A semiconductor memory is an indispensable component of various electronic device systems, and a nonvolatile semiconductor memory has a characteristic of retaining data even if its power is off, thus it is widely used in various mobile, portable apparatuses, such as cell phone, laptop, palmtop, or the like. With an increasing shrinkage of feature size, a conventional floating gate structure is gradually approaching the bottleneck, however, emerge of a new type of resistive random access memory (RRAM) brings hopes for fabricating a smaller, rapider, more economic nonvolatile memory. The RRAM has vantages of easy fabricating process, rapid read/write speed, high storage density, nonvolatility and excellently compatibility with a conventional silicon integrated circuit process, and thus has huge potential in application.
A RRAM is a nonvolatile memory based on electrically induced resistive change effect of some materials. The RRAM has a simple Metal-Insulator-Metal (MIM) capacitor structure as a functional device, in which an insulating layer material has a characteristic of electrically induced resistive change and has a resistive which may be reversibly changed under a specific external electrical signal. A process in which a resistive of the RRAM transits from a high resistive state (OFF-state) to a low resistive state (ON-state) is referred as a program (set) operation; a process in which the resistive of the RRAM transits from a low resistive state to a high resistive state is referred as an erase (reset) operation. The RRAM is mainly classified into unipolar type and bipolar type, depending on whether the voltage polarities occurred in Set/Reset processes are identical or not. The unipolar type RRAM has identical polarities in the Set/Reset process, while the bipolar type RRAM has different polarities in the Set/Reset process.

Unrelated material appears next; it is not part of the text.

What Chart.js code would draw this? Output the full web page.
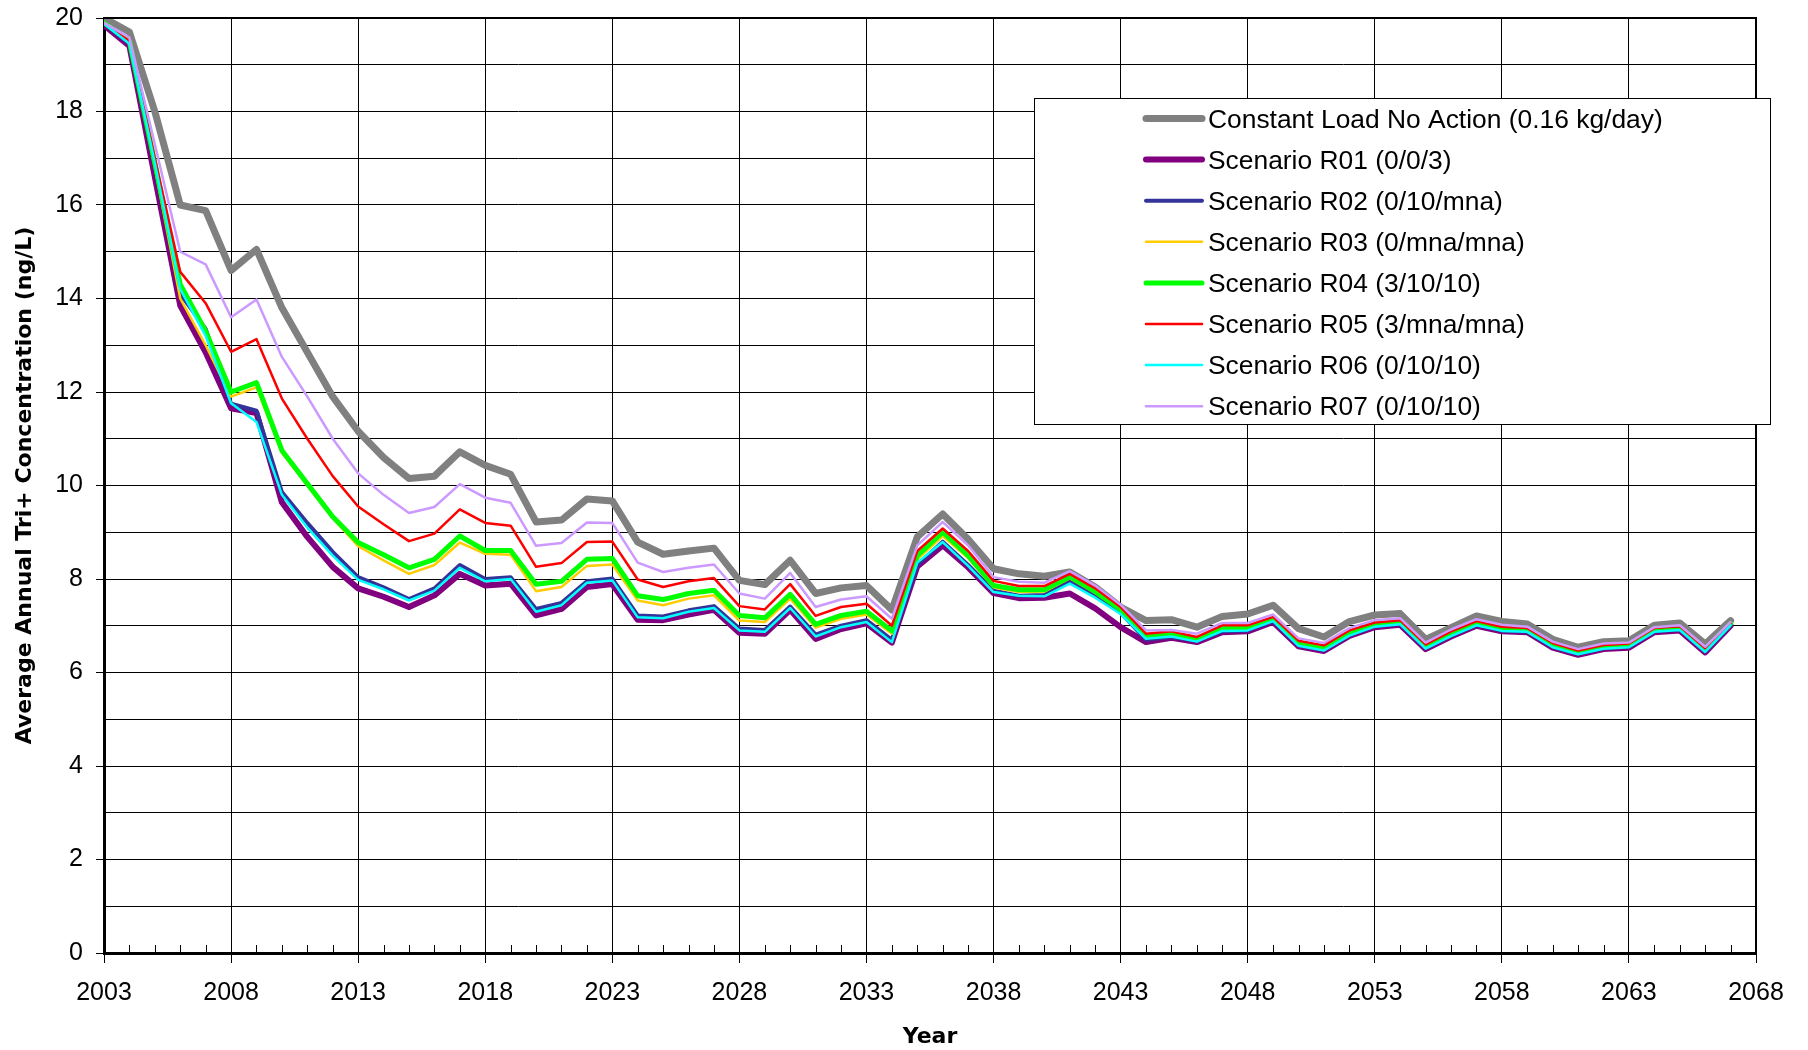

One transistor one RRAM (1T1R) is a currently typical RRAM structure, i.e. one RRAM and a drain terminal of one transistor (MOSFET) as a switch are serially connected. The transistor is referred as a selection transistor. The selection transistor in conventional 1T1R is formed on a bulk silicon substrate, and a RRAM in the conventional 1T1R is formed over the selection transistor with a thick oxide isolation layer therebetween. Since Set/Reset currents required in a RRAM for programming is relatively large, it is necessary to design the selection transistor MOSFET with a large width/length ratio in order to provide a sufficiently large saturation area current, which is adverse to the integration of memory with high density.